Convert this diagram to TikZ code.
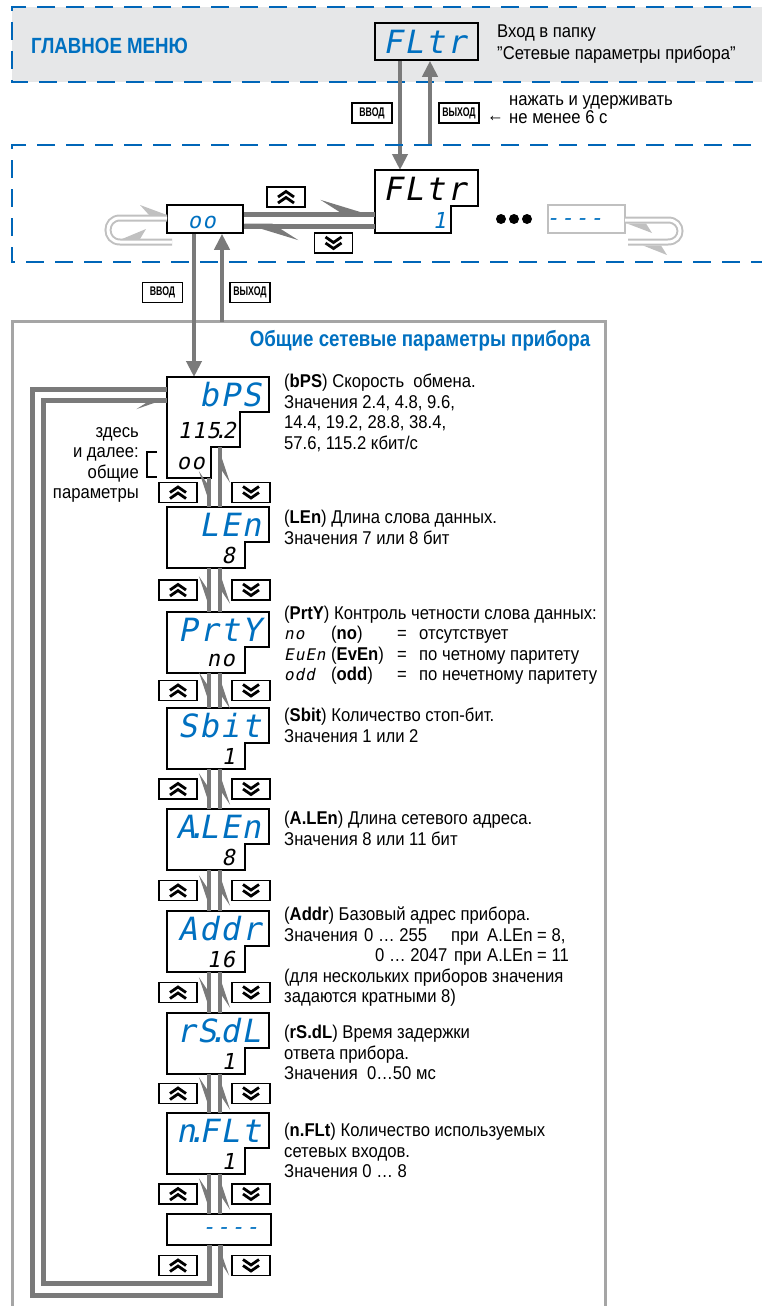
\documentclass[tikz,border=0pt]{standalone}
\usepackage{fontspec}
\setmainfont{Liberation Sans}[FakeStretch=0.9]
\newfontfamily\segfont{DejaVu Sans Mono}[FakeSlant=0.2, LetterSpace=6]
\newfontfamily\keyfont{Liberation Sans}[FakeStretch=0.7]
\newfontfamily\titlefont{Liberation Sans}[FakeStretch=0.85]
\usetikzlibrary{arrows.meta, positioning, calc}

\definecolor{segblue}{RGB}{0,112,192}
\definecolor{dashblue}{RGB}{0,102,184}
\definecolor{bandgray}{RGB}{230,231,232}
\definecolor{flowgray}{RGB}{122,122,122}
\definecolor{framegray}{RGB}{165,165,165}
\definecolor{loopgray}{RGB}{192,192,192}

\newcommand\sd{\rlap{\kern-0.27em.}\kern0.12em} % decimal point of the display

% display of one parameter: name, top, label, value
\newcommand\parambox[4]{%
  \draw[disp] (167,#2) -- (269,#2) -- (269,#2+35) -- (245,#2+35) -- (245,#2+61) -- (167,#2+61) -- cycle;
  \node[segname] (#1) at (261,#2+18) {#3};
  \node[segval] (#1-val) at (235,#2+48) {#4};
  \coordinate (#1-t) at (209,#2);
  \coordinate (#1-d) at (209,#2+61);
  \coordinate (#1-u) at (220,#2+61);
}

\tikzset{
  disp/.style={draw, line width=1.6pt, inner sep=0pt},
  segname/.style={font=\segfont\fontsize{32}{32}\selectfont, text=segblue, inner sep=0pt, anchor=east},
  segval/.style={font=\segfont\fontsize{22}{22}\selectfont, inner sep=0pt, anchor=east},
  segsmall/.style={font=\segfont\fontsize{16}{16}\selectfont, inner sep=0pt, anchor=base west},
  desc/.style={font=\fontsize{18.5}{20.5}\selectfont, align=left, inner sep=0pt, anchor=north west},
  descline/.style={font=\fontsize{18.5}{20.5}\selectfont, inner sep=0pt, anchor=base west},
  menutitle/.style={font=\titlefont\bfseries\fontsize{22}{22}\selectfont, text=segblue, inner sep=0pt},
  key/.style={draw, line width=1.3pt, font=\keyfont\bfseries\fontsize{12.5}{12.5}\selectfont,
    inner sep=0pt, minimum width=40pt, minimum height=20pt},
  btn/.style={draw, line width=1.5pt, minimum width=38pt, minimum height=20pt, inner sep=0pt},
  btnup/.style={btn, path picture={
    \draw[line width=2.8pt] ([shift={(-8pt,-6pt)}]path picture bounding box.center) -- ++(8pt,5.5pt) -- ++(8pt,-5.5pt)
      ([shift={(-8pt,0pt)}]path picture bounding box.center) -- ++(8pt,5.5pt) -- ++(8pt,-5.5pt);}},
  btndown/.style={btn, path picture={
    \draw[line width=2.8pt] ([shift={(-8pt,6pt)}]path picture bounding box.center) -- ++(8pt,-5.5pt) -- ++(8pt,5.5pt)
      ([shift={(-8pt,0pt)}]path picture bounding box.center) -- ++(8pt,-5.5pt) -- ++(8pt,5.5pt);}},
  blueframe/.style={draw=dashblue, line width=2.5pt, dash pattern=on 18pt off 11pt},
  flow/.style={draw=flowgray, line width=4pt},
  fullarrow/.style={flow, -{Triangle[length=16pt, width=15pt]}},
  halfcol/.style={flow, postaction={draw=flowgray, line width=4pt,
    -{Stealth[harpoon, swap, length=30pt, width=20pt, inset=15pt]}}},
  bandarrow/.style={flow, line width=5pt, postaction={draw=flowgray, line width=5pt,
    -{Stealth[harpoon, length=46pt, width=28pt, inset=22pt]}}},
  loopline/.style={flow, line width=5pt, postaction={draw=flowgray, line width=5pt,
    -{Stealth[harpoon, swap, length=26pt, width=18pt, inset=14pt]}}},
  hollow/.style={draw=loopgray, line width=2pt, double=white, double distance=3pt},
}

\begin{document}
\begin{tikzpicture}[x=1pt, y=-1pt, line join=miter]
\useasboundingbox (0,0) rectangle (762,1306);
\clip (0,0) rectangle (762,1306);

% main menu
\fill[bandgray] (12,7) rectangle (780,82);
\draw[blueframe] (780,7) -- (12,7) -- (12,82) -- (780,82);
\node[menutitle, anchor=west] (mainmenu) at (31,46) {ГЛАВНОЕ МЕНЮ};
\node[disp, minimum width=103pt, minimum height=37pt] (topfltr) at (426.5,41.5) {};
\node[segname] (topfltr-txt) at (466,42) {FLtr};
\node[desc, font=\fontsize{18.5}{22}\selectfont] (entertxt) at (497,25) {Вход в папку\\"Сетевые параметры прибора"};

\coordinate (in1) at (400,170);
\coordinate (out1) at (430,145);
\draw[fullarrow] (topfltr.south -| in1) -- (in1);
\draw[fullarrow] (out1) -- (topfltr.south -| out1);
\node[key] (enter1) at (372,113) {ВВОД};
\node[key] (exit1) at (459,113) {ВЫХОД};
\node[descline] (holdarrow) at (487,121) {←};
\node[desc, font=\fontsize{18.5}{18.5}\selectfont] (holdtxt) at (509,95) {нажать и удерживать\\не менее 6 с};

% folder level
\draw[blueframe] (780,145) -- (12,145) -- (12,262) -- (780,262);
\node[disp, minimum width=76pt, minimum height=28pt] (oobox) at (205,219) {};
\node[segval, text=segblue] (oobox-txt) at (216,222) {oo};
\draw[disp] (375,170) -- (478,170) -- (478,206) -- (451,206) -- (451,233) -- (375,233) -- cycle;
\node[segname, text=black] (midfltr) at (466,189) {FLtr};
\node[segval, text=segblue] (midfltr-val) at (446,220) {1};
\node[btnup] (bandup) at (286,197) {};
\node[btndown] (banddn) at (333.5,243) {};
\foreach \i in {0,1,2}
  \fill (501+13*\i,219) circle[radius=5];
\node[draw=loopgray, line width=1.6pt, minimum width=77pt, minimum height=28pt, inner sep=0pt] (lastbox) at (586.5,219) {};
\node[segval, text=segblue] (lastbox-txt) at (603,222) {----};

\coordinate (fw1) at (375,214);
\coordinate (fw2) at (375,226);
\draw[bandarrow] (oobox.east |- fw1) -- (fw1);
\draw[bandarrow] (fw2) -- (oobox.east |- fw2);

\draw[hollow] (172,242) -- (120,242) .. controls (104,242) and (104,218) .. (120,218) -- (167,218);
\fill[loopgray] (167,215) -- (140,205) -- (149,215) -- cycle;
\fill[loopgray] (122,239) -- (146,229) -- (140,239) -- cycle;
\draw[hollow] (625,220) -- (668,220) .. controls (684,220) and (684,242) .. (668,242) -- (628,242);
\fill[loopgray] (627,223.5) -- (652,233) -- (646,223.5) -- cycle;
\fill[loopgray] (643,245.5) -- (667,255) -- (661,245.5) -- cycle;

% common parameters
\draw[framegray, line width=3pt] (12,1320) -- (12,321.5) -- (605,321.5) -- (605,1320);
\node[menutitle] (commontitle) at (420,341) {Общие сетевые параметры прибора};
\coordinate (in2) at (194,377);
\coordinate (out2) at (222,321.5);
\draw[fullarrow] (oobox.south -| in2) -- (in2);
\draw[fullarrow] (out2) -- (oobox.south -| out2);
\node[key] (enter2) at (162.5,292.5) {ВВОД};
\node[key] (exit2) at (250,292.5) {ВЫХОД};

\draw[disp] (167,377) -- (269,377) -- (269,412) -- (240,412) -- (240,447) -- (211,447) -- (211,478) -- (167,478) -- cycle;
\node[segname] (bps) at (261,395) {bPS};
\node[segval] (bps-val) at (236,430) {115\sd 2};
\node[segval] (bps-net) at (205,463) {oo};
\coordinate (bps-d) at (209,478);
\coordinate (bps-u) at (220,447);
\coordinate (bps-l1) at (167,389);
\coordinate (bps-l2) at (167,400);
\draw[line width=2.2pt] (157,452) -- (147,452) -- (147,477) -- (157,477);
\node[desc, anchor=north east, align=right] (sharednote) at (139,427) {здесь\\и далее:\\общие\\параметры};

\parambox{len}{507}{LEn}{8}
\parambox{prty}{612}{PrtY}{no}
\parambox{sbit}{708}{Sbit}{1}
\parambox{alen}{809}{A\sd LEn}{8}
\parambox{addr}{911}{Addr}{16}
\parambox{rsdl}{1013}{rS\sd dL}{1}
\parambox{nflt}{1113}{n\sd FLt}{1}
\node[disp, minimum width=104pt, minimum height=31pt] (lastpar) at (219,1229.5) {};
\node[segval, text=segblue] (lastpar-txt) at (259,1231) {----};
\coordinate (lastpar-t) at (209,1214);
\coordinate (lastpar-d) at (209,1245);
\coordinate (lastpar-u) at (220,1245);

\foreach \a/\b in {bps/len, len/prty, prty/sbit, sbit/alen, alen/addr, addr/rsdl, rsdl/nflt, nflt/lastpar} {
  \draw[halfcol] (\a-d) -- (\b-t);
  \draw[halfcol] (\a-u |- \b-t) -- (\a-u);
  \node[btnup] (\a-up) at ($(\a-d)!0.5!(\b-t) + (-31,0)$) {};
  \node[btndown] (\a-dn) at ($(\a-d)!0.5!(\b-t) + (42,0)$) {};
}
\node[btnup] (lastpar-up) at (178,1265.5) {};
\node[btndown] (lastpar-dn) at (251,1265.5) {};

\draw[loopline] (lastpar-d) -- ++(0,38) -| (43,400) -- (bps-l2);
\draw[loopline] (bps-l1) -| (32,1295) -| (lastpar-u);

% descriptions
\node[desc] (bps-txt) at (284,374) {(\textbf{bPS}) Скорость\ \ обмена.\\Значения 2.4, 4.8, 9.6,\\14.4, 19.2, 28.8, 38.4,\\57.6, 115.2 кбит/с};
\node[desc] (len-txt) at (284,510) {(\textbf{LEn}) Длина слова данных.\\Значения 7 или 8 бит};
\node[desc] (prty-txt) at (284,606) {(\textbf{PrtY}) Контроль четности слова данных:};
\foreach \s/\p/\t [count=\k] in {no/no/отсутствует, EuEn/EvEn/по четному паритету, odd/odd/по нечетному паритету} {
  \node[segsmall] (par\k-s) at (284,619+20.5*\k) {\s};
  \node[descline] (par\k-b) at (331,619+20.5*\k) {(\textbf{\p})};
  \node[descline] (par\k-e) at (397,619+20.5*\k) {=};
  \node[descline] (par\k-t) at (419,619+20.5*\k) {\t};
}
\node[desc] (sbit-txt) at (284,708) {(\textbf{Sbit}) Количество стоп-бит.\\Значения 1 или 2};
\node[desc] (alen-txt) at (284,811) {(\textbf{A.LEn}) Длина сетевого адреса.\\Значения 8 или 11 бит};
\node[desc] (addr-txt) at (284,907) {(\textbf{Addr}) Базовый адрес прибора.\\Значения\\\mbox{}\\(для нескольких приборов значения\\задаются кратными 8)};
\node[descline] (addr-r1) at (364,941) {0 … 255};
\node[descline] (addr-p1) at (451,941) {при};
\node[descline] (addr-a1) at (487,941) {A.LEn = 8,};
\node[descline] (addr-r2) at (375,961.5) {0 … 2047};
\node[descline] (addr-p2) at (454,961.5) {при};
\node[descline] (addr-a2) at (487,961.5) {A.LEn = 11};
\node[desc] (rsdl-txt) at (284,1025) {(\textbf{rS.dL}) Время задержки\\ответа прибора.\\Значения\ \ 0…50 мс};
\node[desc] (nflt-txt) at (284,1123) {(\textbf{n.FLt}) Количество используемых\\сетевых входов.\\Значения 0 … 8};
\end{tikzpicture}
\end{document}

» **Task statement**:
Write out each line of the listing above, exactly, from its first line to the line holding "of the display", inclusive. Skip the pictures.

» **Answer to this exercise**:
Convert this diagram to TikZ code.
\documentclass[tikz,border=0pt]{standalone}
\usepackage{fontspec}
\setmainfont{Liberation Sans}[FakeStretch=0.9]
\newfontfamily\segfont{DejaVu Sans Mono}[FakeSlant=0.2, LetterSpace=6]
\newfontfamily\keyfont{Liberation Sans}[FakeStretch=0.7]
\newfontfamily\titlefont{Liberation Sans}[FakeStretch=0.85]
\usetikzlibrary{arrows.meta, positioning, calc}

\definecolor{segblue}{RGB}{0,112,192}
\definecolor{dashblue}{RGB}{0,102,184}
\definecolor{bandgray}{RGB}{230,231,232}
\definecolor{flowgray}{RGB}{122,122,122}
\definecolor{framegray}{RGB}{165,165,165}
\definecolor{loopgray}{RGB}{192,192,192}

\newcommand\sd{\rlap{\kern-0.27em.}\kern0.12em} % decimal point of the display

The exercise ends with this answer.